### Job
Make an exact copy of all the material below, apart from the pictures.

### Data shown
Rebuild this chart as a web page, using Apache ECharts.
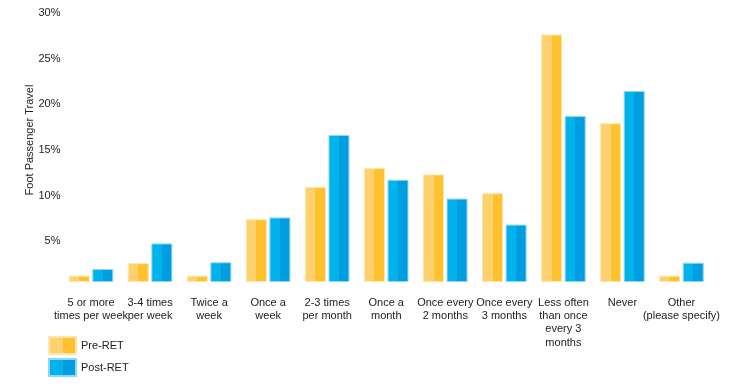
<!DOCTYPE html>
<html>
<head>
<meta charset="utf-8">
<script src="https://cdn.jsdelivr.net/npm/echarts@6/dist/echarts.min.js"></script>
<style>
html,body{margin:0;padding:0;background:#fff;}
#chart{width:738px;height:385px;}
</style>
</head>
<body>
<div id="chart"></div>
<script>
var categories = [
  "5 or more\ntimes per week",
  "3-4 times\nper week",
  "Twice a\nweek",
  "Once a\nweek",
  "2-3 times\nper month",
  "Once a\nmonth",
  "Once every\n2 months",
  "Once every\n3 months",
  "Less often\nthan once\nevery 3\nmonths",
  "Never",
  "Other\n(please specify)"
];
var preRET  = [0.7, 2.1, 0.7, 7.0, 10.6, 12.7, 12.0, 9.9, 27.6, 17.7, 0.7];
var postRET = [1.45, 4.3, 2.2, 7.2, 16.4, 11.4, 9.3, 6.4, 18.5, 21.3, 2.15];
var yTicks = [5, 10, 15, 20, 25, 30];
var yTitle = "Foot Passenger Travel";
var seriesNames = ['Pre-RET', 'Post-RET'];

var FONT = "Liberation Sans, Arial, sans-serif";
function twoTone(a, b) {
  return new echarts.graphic.LinearGradient(0, 0, 1, 0, [
    {offset: 0, color: a}, {offset: 0.5, color: a},
    {offset: 0.5, color: b}, {offset: 1, color: b}
  ]);
}
function legendFor(name, top) {
  return {
    orient: 'vertical', left: 48, top: top, itemWidth: 27, itemHeight: 17,
    padding: 0, icon: 'rect',
    textStyle: {fontFamily: FONT, fontSize: 11, color: '#222'},
    data: [name]
  };
}
var chart = echarts.init(document.getElementById('chart'), null, {renderer: 'canvas'});
chart.setOption({
  animation: false,
  backgroundColor: '#fff',
  grid: {left: 61.5, right: 27, top: 13, bottom: 98, containLabel: false},
  legend: [legendFor(seriesNames[0], 336), legendFor(seriesNames[1], 358)],
  xAxis: {
    type: 'category', data: categories,
    axisLine: {show: false}, axisTick: {show: false},
    splitLine: {show: false},
    axisLabel: {interval: 0, margin: 9, fontFamily: FONT, fontSize: 11, color: '#222', lineHeight: 13.3}
  },
  yAxis: [{
    type: 'value', min: 0, max: 30, interval: 5,
    axisLine: {show: false}, axisTick: {show: false}, splitLine: {show: false},
    axisLabel: {
      margin: 1, fontFamily: FONT, fontSize: 11, color: '#222',
      formatter: function (v) { return yTicks.indexOf(v) >= 0 ? v + '%' : ''; }
    }
  }, {
    type: 'value', min: -0.5576, max: 30, show: false, splitLine: {show: false}
  }],
  graphic: [{
    type: 'text', x: 30, y: 140, rotation: Math.PI / 2,
    style: {text: yTitle, font: '11px ' + FONT, fill: '#222', textAlign: 'center', textVerticalAlign: 'middle'}
  }],
  series: [{
    name: seriesNames[0], type: 'bar', yAxisIndex: 1, data: preRET,
    barWidth: 21, barGap: '12%',
    itemStyle: {color: twoTone('#FED16E', '#FEC22E'), borderColor: '#FFE6A8', borderWidth: 1}
  }, {
    name: seriesNames[1], type: 'bar', yAxisIndex: 1, data: postRET,
    barWidth: 21, barGap: '12%',
    itemStyle: {color: twoTone('#00B3EB', '#009EE0'), borderColor: '#8FD8F5', borderWidth: 1}
  }]
});
</script>
</body>
</html>
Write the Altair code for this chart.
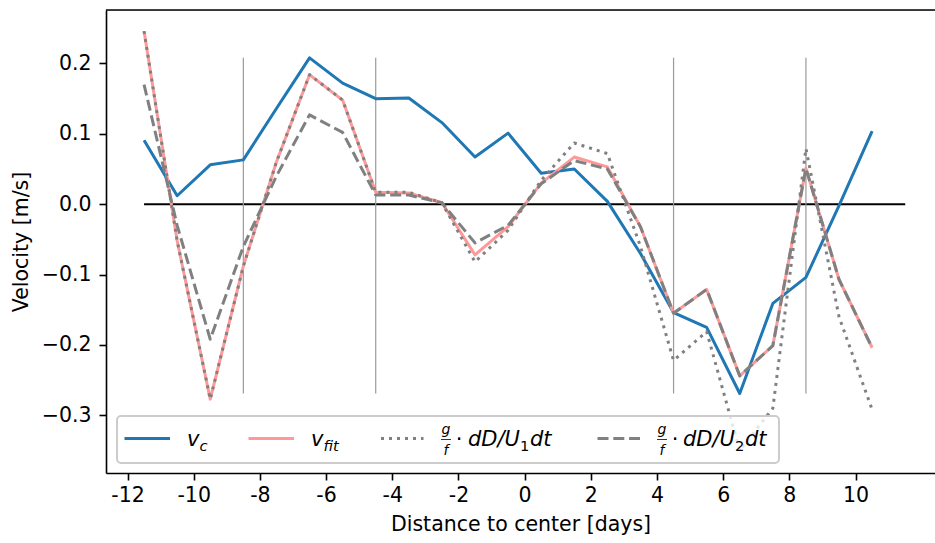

### Full response
Rebuild this chart as a web page, using Apache ECharts.
<!DOCTYPE html>
<html>
<head>
<meta charset="utf-8">
<script src="https://cdn.jsdelivr.net/npm/echarts@6/dist/echarts.min.js"></script>
<style>
html,body{margin:0;padding:0;background:#fff;}
#chart{width:738px;height:385px;}
</style>
</head>
<body>
<div id="chart"></div>
<script>
var categories = [
  "5 or more\ntimes per week",
  "3-4 times\nper week",
  "Twice a\nweek",
  "Once a\nweek",
  "2-3 times\nper month",
  "Once a\nmonth",
  "Once every\n2 months",
  "Once every\n3 months",
  "Less often\nthan once\nevery 3\nmonths",
  "Never",
  "Other\n(please specify)"
];
var preRET  = [0.7, 2.1, 0.7, 7.0, 10.6, 12.7, 12.0, 9.9, 27.6, 17.7, 0.7];
var postRET = [1.45, 4.3, 2.2, 7.2, 16.4, 11.4, 9.3, 6.4, 18.5, 21.3, 2.15];
var yTicks = [5, 10, 15, 20, 25, 30];
var yTitle = "Foot Passenger Travel";
var seriesNames = ['Pre-RET', 'Post-RET'];

var FONT = "Liberation Sans, Arial, sans-serif";
function twoTone(a, b) {
  return new echarts.graphic.LinearGradient(0, 0, 1, 0, [
    {offset: 0, color: a}, {offset: 0.5, color: a},
    {offset: 0.5, color: b}, {offset: 1, color: b}
  ]);
}
function legendFor(name, top) {
  return {
    orient: 'vertical', left: 48, top: top, itemWidth: 27, itemHeight: 17,
    padding: 0, icon: 'rect',
    textStyle: {fontFamily: FONT, fontSize: 11, color: '#222'},
    data: [name]
  };
}
var chart = echarts.init(document.getElementById('chart'), null, {renderer: 'canvas'});
chart.setOption({
  animation: false,
  backgroundColor: '#fff',
  grid: {left: 61.5, right: 27, top: 13, bottom: 98, containLabel: false},
  legend: [legendFor(seriesNames[0], 336), legendFor(seriesNames[1], 358)],
  xAxis: {
    type: 'category', data: categories,
    axisLine: {show: false}, axisTick: {show: false},
    splitLine: {show: false},
    axisLabel: {interval: 0, margin: 9, fontFamily: FONT, fontSize: 11, color: '#222', lineHeight: 13.3}
  },
  yAxis: [{
    type: 'value', min: 0, max: 30, interval: 5,
    axisLine: {show: false}, axisTick: {show: false}, splitLine: {show: false},
    axisLabel: {
      margin: 1, fontFamily: FONT, fontSize: 11, color: '#222',
      formatter: function (v) { return yTicks.indexOf(v) >= 0 ? v + '%' : ''; }
    }
  }, {
    type: 'value', min: -0.5576, max: 30, show: false, splitLine: {show: false}
  }],
  graphic: [{
    type: 'text', x: 30, y: 140, rotation: Math.PI / 2,
    style: {text: yTitle, font: '11px ' + FONT, fill: '#222', textAlign: 'center', textVerticalAlign: 'middle'}
  }],
  series: [{
    name: seriesNames[0], type: 'bar', yAxisIndex: 1, data: preRET,
    barWidth: 21, barGap: '12%',
    itemStyle: {color: twoTone('#FED16E', '#FEC22E'), borderColor: '#FFE6A8', borderWidth: 1}
  }, {
    name: seriesNames[1], type: 'bar', yAxisIndex: 1, data: postRET,
    barWidth: 21, barGap: '12%',
    itemStyle: {color: twoTone('#00B3EB', '#009EE0'), borderColor: '#8FD8F5', borderWidth: 1}
  }]
});
</script>
</body>
</html>
Write the Altair code for this chart.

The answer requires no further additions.